To create a new major at City College, faculty need to submit a proposal with a mission statement, the areas of study offered within the major and goals that students studying the major will be expected to achieve, Thomas said. The proposal must also show how useful the major will be and how its courses can fulfill general education requirements.

Thomas said students majoring in LGBT studies could easily take care of almost all of their general education requirements, and an LGBT Studies degree would be a good foundation for students interested in applying to law school or graduate school.

“Anything that a good humanities degree could do, a LGBT major could do,” Thomas said. She explained that LGBT courses are multidisciplinary, multicultural and deal with modern world issues.

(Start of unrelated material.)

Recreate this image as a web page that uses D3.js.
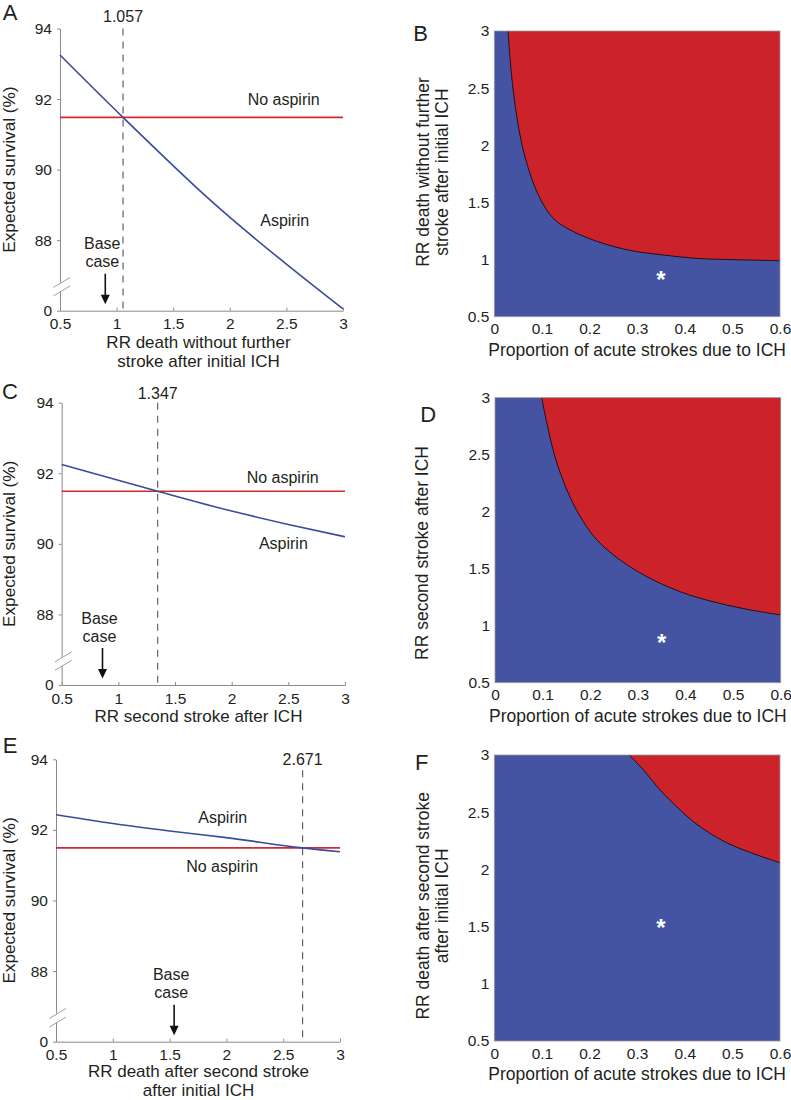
<!DOCTYPE html>
<html><head><meta charset="utf-8">
<script src="https://cdn.jsdelivr.net/npm/d3@7"></script>
<style>
body{margin:0;background:#fff}
svg{display:block}
text{font-family:"Liberation Sans",Arial,sans-serif;fill:#231f20}
</style>
</head><body>
<svg id="chart" width="791" height="1100"></svg>
<script>
// ---------- data ----------
const lineXTicks = [0.5, 1, 1.5, 2, 2.5, 3];
const lineYTicks = [86, 88, 90, 92, 94];
const lineYTickLabels = ["0", "88", "90", "92", "94"];

const noAspirinA = [[0.5, 91.48], [3, 91.48]];
const aspirinA = [[0.5, 93.25], [1.057, 91.48], [1.825, 89.14], [3, 86.05]];
const thresholdA = 1.057;
const baseCaseA = 0.9;

const noAspirinC = [[0.5, 91.49], [3, 91.49]];
const aspirinC = [[0.5, 92.25], [1.347, 91.49], [2, 90.93], [2.5, 90.55], [3, 90.2]];
const thresholdC = 1.347;
const baseCaseC = 0.86;

const noAspirinE = [[0.5, 91.49], [3, 91.49]];
const aspirinE = [[0.5, 92.43], [1, 92.18], [1.5, 91.97], [2, 91.78], [2.671, 91.49], [3, 91.38]];
const thresholdE = 2.671;
const baseCaseE = 1.54;

const mapXTicks = [0, 0.1, 0.2, 0.3, 0.4, 0.5, 0.6];
const mapYTicks = [0.5, 1, 1.5, 2, 2.5, 3];

const boundaryB = [[0.029, 3], [0.033, 2.76], [0.040, 2.47], [0.050, 2.18], [0.065, 1.89],
  [0.093, 1.56], [0.124, 1.36], [0.159, 1.26], [0.215, 1.16], [0.285, 1.08],
  [0.355, 1.04], [0.425, 1.01], [0.495, 1.0], [0.6, 0.99]];
const boundaryD = [[0.098, 3], [0.109, 2.775], [0.126, 2.48], [0.151, 2.19], [0.179, 1.956],
  [0.214, 1.752], [0.263, 1.576], [0.319, 1.43], [0.389, 1.298], [0.458, 1.21],
  [0.529, 1.144], [0.6, 1.094]];
const boundaryF = [[0.2835, 3], [0.313, 2.87], [0.348, 2.694], [0.383, 2.548], [0.418, 2.417],
  [0.453, 2.316], [0.488, 2.233], [0.523, 2.17], [0.558, 2.117], [0.6, 2.058]];

const starB = [0.35, 0.87];
const starD = [0.35, 0.89];
const starF = [0.35, 1.53];

// ---------- styles ----------
const BLUE_LINE = "#3b4a9d", RED_LINE = "#d2282f";
const BLUE_FILL = "#4553a3", RED_FILL = "#cb2329";
const AXIS = "#8a8a8a", TXT = "#231f20";
const FONT = '"Liberation Sans", Arial, sans-serif';

const svg = d3.select("#chart");

function styleAxis(g, size) {
  g.attr("font-family", FONT).attr("font-size", size);
  g.selectAll("text").attr("fill", TXT);
  g.selectAll("line").attr("stroke", AXIS);
  g.select(".domain").attr("stroke", AXIS);
}

function linePanel(cfg) {
  const x = d3.scaleLinear().domain([0.5, 3]).range([cfg.x0, cfg.x1]);
  const y = d3.scaleLinear().domain([86, 94]).range([cfg.y1, cfg.y0]);
  const g = svg.append("g");

  const ya = g.append("g").attr("transform", `translate(${cfg.x0},0)`)
    .call(d3.axisLeft(y).tickValues(lineYTicks)
      .tickFormat((d, i) => lineYTickLabels[i])
      .tickSizeInner(3).tickSizeOuter(0).tickPadding(5));
  styleAxis(ya, 15.5);
  const xa = g.append("g").attr("transform", `translate(0,${cfg.y1})`)
    .call(d3.axisBottom(x).tickValues(lineXTicks).tickFormat(d => String(d))
      .tickSizeInner(-3).tickSizeOuter(0).tickPadding(7.5));
  styleAxis(xa, 15.5);

  // axis break
  const yb = y(86.6), x0 = cfg.x0;
  g.append("polygon")
    .attr("points", `${x0-6.7},${yb-2.5} ${x0+10},${yb-12.5} ${x0+10},${yb-4} ${x0-6.7},${yb+6}`)
    .attr("fill", "#fff");
  g.append("line").attr("x1", x0 - 6.7).attr("y1", yb - 2).attr("x2", x0 + 10).attr("y2", yb - 12)
    .attr("stroke", "#a0a0a0").attr("stroke-width", 1);
  g.append("line").attr("x1", x0 - 6.7).attr("y1", yb + 6.5).attr("x2", x0 + 10).attr("y2", yb - 3.5)
    .attr("stroke", "#a0a0a0").attr("stroke-width", 1);

  // threshold dashed line
  g.append("line")
    .attr("x1", x(cfg.threshold)).attr("x2", x(cfg.threshold))
    .attr("y1", cfg.y0 + cfg.dashTopOffset).attr("y2", cfg.y1)
    .attr("stroke", "#555").attr("stroke-width", 1.1).attr("stroke-dasharray", "7,6");
  g.append("text").attr("x", x(cfg.threshold)).attr("y", cfg.y0 + cfg.threshLabelOffset)
    .attr("dy", "0.35em").attr("text-anchor", "middle").attr("font-size", 16)
    .text(String(cfg.threshold));

  const line = d3.line().x(d => x(d[0])).y(d => y(d[1])).curve(d3.curveMonotoneX);
  g.append("path").datum(cfg.noAsp).attr("d", line).attr("fill", "none")
    .attr("stroke", RED_LINE).attr("stroke-width", 1.6);
  g.append("path").datum(cfg.asp).attr("d", line).attr("fill", "none")
    .attr("stroke", BLUE_LINE).attr("stroke-width", 1.6);

  cfg.labels.forEach(l => {
    g.append("text").attr("x", x(l.x)).attr("y", y(l.y)).attr("dy", "0.35em")
      .attr("text-anchor", "middle").attr("font-size", 16).text(l.text);
  });

  // base case
  const bx = x(cfg.base);
  const bt = g.append("text").attr("text-anchor", "middle").attr("font-size", 16);
  bt.append("tspan").attr("x", bx - 3).attr("y", cfg.y1 - 67).attr("dy", "0.35em").text("Base");
  bt.append("tspan").attr("x", bx - 3).attr("y", cfg.y1 - 49).attr("dy", "0.35em").text("case");
  g.append("line").attr("x1", bx).attr("x2", bx).attr("y1", cfg.y1 - 37).attr("y2", cfg.y1 - 14)
    .attr("stroke", "#111").attr("stroke-width", 1.6);
  g.append("path")
    .attr("d", `M${bx-4.5},${cfg.y1-16} L${bx+4.5},${cfg.y1-16} L${bx},${cfg.y1-6.5} Z`)
    .attr("fill", "#111");

  // axis titles
  g.append("text").attr("transform", `translate(9,${(cfg.y0 + cfg.y1) / 2}) rotate(-90)`)
    .attr("dy", "0.35em").attr("text-anchor", "middle").attr("font-size", 17.2)
    .text("Expected survival (%)");
  cfg.xTitle.forEach((t, i) => {
    g.append("text").attr("x", 198.5).attr("y", cfg.y1 + cfg.xTitleOffset + i * 19.5).attr("dy", "0.35em")
      .attr("text-anchor", "middle").attr("font-size", 17).text(t);
  });

  g.append("text").attr("x", 10).attr("y", cfg.letterY).attr("dy", "0.35em")
    .attr("text-anchor", "middle").attr("font-size", 22).text(cfg.letter);
}

function mapPanel(cfg) {
  const x = d3.scaleLinear().domain([0, 0.6]).range([cfg.x0, cfg.x1]);
  const y = d3.scaleLinear().domain([0.5, 3]).range([cfg.y1, cfg.y0]);
  const g = svg.append("g");

  g.append("rect").attr("x", cfg.x0).attr("y", cfg.y0)
    .attr("width", cfg.x1 - cfg.x0).attr("height", cfg.y1 - cfg.y0).attr("fill", BLUE_FILL);
  const curve = d3.curveCatmullRom.alpha(0.5);
  const area = d3.area().x(d => x(d[0])).y0(y(3)).y1(d => y(d[1])).curve(curve);
  const pts = cfg.boundary;
  g.append("path").datum(pts).attr("d", area).attr("fill", RED_FILL);
  const line = d3.line().x(d => x(d[0])).y(d => y(d[1])).curve(curve);
  g.append("path").datum(pts).attr("d", line).attr("fill", "none")
    .attr("stroke", "#1c1020").attr("stroke-width", 1);
  g.append("rect").attr("x", cfg.x0).attr("y", cfg.y0)
    .attr("width", cfg.x1 - cfg.x0).attr("height", cfg.y1 - cfg.y0)
    .attr("fill", "none").attr("stroke", "#9a9a9a").attr("stroke-width", 0.8);

  g.append("text").attr("x", x(cfg.star[0])).attr("y", y(cfg.star[1])).attr("dy", "0.55em")
    .attr("text-anchor", "middle").attr("font-size", 24).attr("font-weight", "bold")
    .style("fill", "#fff").text("*");

  const ya = g.append("g").attr("transform", `translate(${cfg.x0},0)`)
    .call(d3.axisLeft(y).tickValues(mapYTicks).tickFormat(d => String(d))
      .tickSize(0).tickPadding(5));
  styleAxis(ya, 15.5);
  ya.select(".domain").remove();
  const xa = g.append("g").attr("transform", `translate(0,${cfg.y1})`)
    .call(d3.axisBottom(x).tickValues(mapXTicks).tickFormat(d => String(d))
      .tickSize(0).tickPadding(6.5));
  styleAxis(xa, 15.5);
  xa.select(".domain").remove();

  g.append("text").attr("x", (cfg.x0 + cfg.x1) / 2).attr("y", cfg.y1 + 33).attr("dy", "0.35em")
    .attr("text-anchor", "middle").attr("font-size", 17.5)
    .text("Proportion of acute strokes due to ICH");

  cfg.yTitle.forEach((t, i) => {
    g.append("text").attr("transform", `translate(${cfg.yTitleX + i * 18.5},${cfg.yTitleY}) rotate(-90)`)
      .attr("dy", "0.35em").attr("text-anchor", "middle").attr("font-size", 17.5).text(t);
  });

  g.append("text").attr("x", cfg.letterX).attr("y", cfg.letterY).attr("dy", "0.35em")
    .attr("text-anchor", "middle").attr("font-size", 22).text(cfg.letter);
}

linePanel({
  letter: "A", letterY: 12.5, x0: 60, x1: 343, y0: 28.5, y1: 310.7,
  noAsp: noAspirinA, asp: aspirinA, threshold: thresholdA, base: baseCaseA,
  dashTopOffset: 0, threshLabelOffset: -12, xTitleOffset: 31,
  labels: [{ text: "No aspirin", x: 2.476, y: 92.0 }, { text: "Aspirin", x: 2.485, y: 88.56 }],
  xTitle: ["RR death without further", "stroke after initial ICH"]
});
linePanel({
  letter: "C", letterY: 390.8, x0: 61.7, x1: 345, y0: 402.7, y1: 685,
  noAsp: noAspirinC, asp: aspirinC, threshold: thresholdC, base: baseCaseC,
  dashTopOffset: 0, threshLabelOffset: -9, xTitleOffset: 31,
  labels: [{ text: "No aspirin", x: 2.45, y: 91.88 }, { text: "Aspirin", x: 2.456, y: 90.01 }],
  xTitle: ["RR second stroke after ICH"]
});
linePanel({
  letter: "E", letterY: 745.3, x0: 56, x1: 340, y0: 759.3, y1: 1041.7,
  noAsp: noAspirinE, asp: aspirinE, threshold: thresholdE, base: baseCaseE,
  dashTopOffset: 11, threshLabelOffset: 0, xTitleOffset: 29,
  labels: [{ text: "Aspirin", x: 1.968, y: 92.35 }, { text: "No aspirin", x: 1.963, y: 90.98 }],
  xTitle: ["RR death after second stroke", "after initial ICH"]
});

mapPanel({
  letter: "B", letterX: 420.5, letterY: 32.8, x0: 494.3, x1: 780, y0: 31, y1: 316.7,
  boundary: boundaryB, star: starB,
  yTitle: ["RR death without further", "stroke after initial ICH"], yTitleX: 423.3, yTitleY: 172
});
mapPanel({
  letter: "D", letterX: 428.3, letterY: 414.2, x0: 495, x1: 780.7, y0: 397.7, y1: 682.7,
  boundary: boundaryD, star: starD,
  yTitle: ["RR second stroke after ICH"], yTitleX: 421.7, yTitleY: 553
});
mapPanel({
  letter: "F", letterX: 421.7, letterY: 762.5, x0: 494.3, x1: 780, y0: 755, y1: 1041,
  boundary: boundaryF, star: starF,
  yTitle: ["RR death after second stroke", "after initial ICH"], yTitleX: 423.3, yTitleY: 905.8
});
</script>
</body></html>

Thomas noted the City College administration has been very supportive of her proposal and said she doesn’t expect any opposition from Sacramento or anywhere else, although there is no set date for when students could begin declaring an LGBT major.

Marla Fisher, a student worker at City College’s Queer Resource Center, said she hadn’t heard of LGBT Studies becoming an official major, but thought the news was great.

“I’ll tell all my clients,” she said.

According to CollegeConfidential.com’s college search service, 15 schools in the United States offer a degree in LGBT Studies. The College Equality Index lists 28 schools with minors in LGBT Studies and 25 with concentrations in the subject.

LGBT Studies became a department at the college in 1989, according to the department homepage, and City College offered its first LGBT-related course, a gay literature class, in fall 1972.

City College also has its own “outlist,” of faculty, administrators and staff who openly identify themselves as gay, lesbian, bisexual or transgender. The objective of the list is to end stereotypes and discrimination by showing that people of all sexual orientations exist everywhere in daily life. Currently, there are 81 names on the list.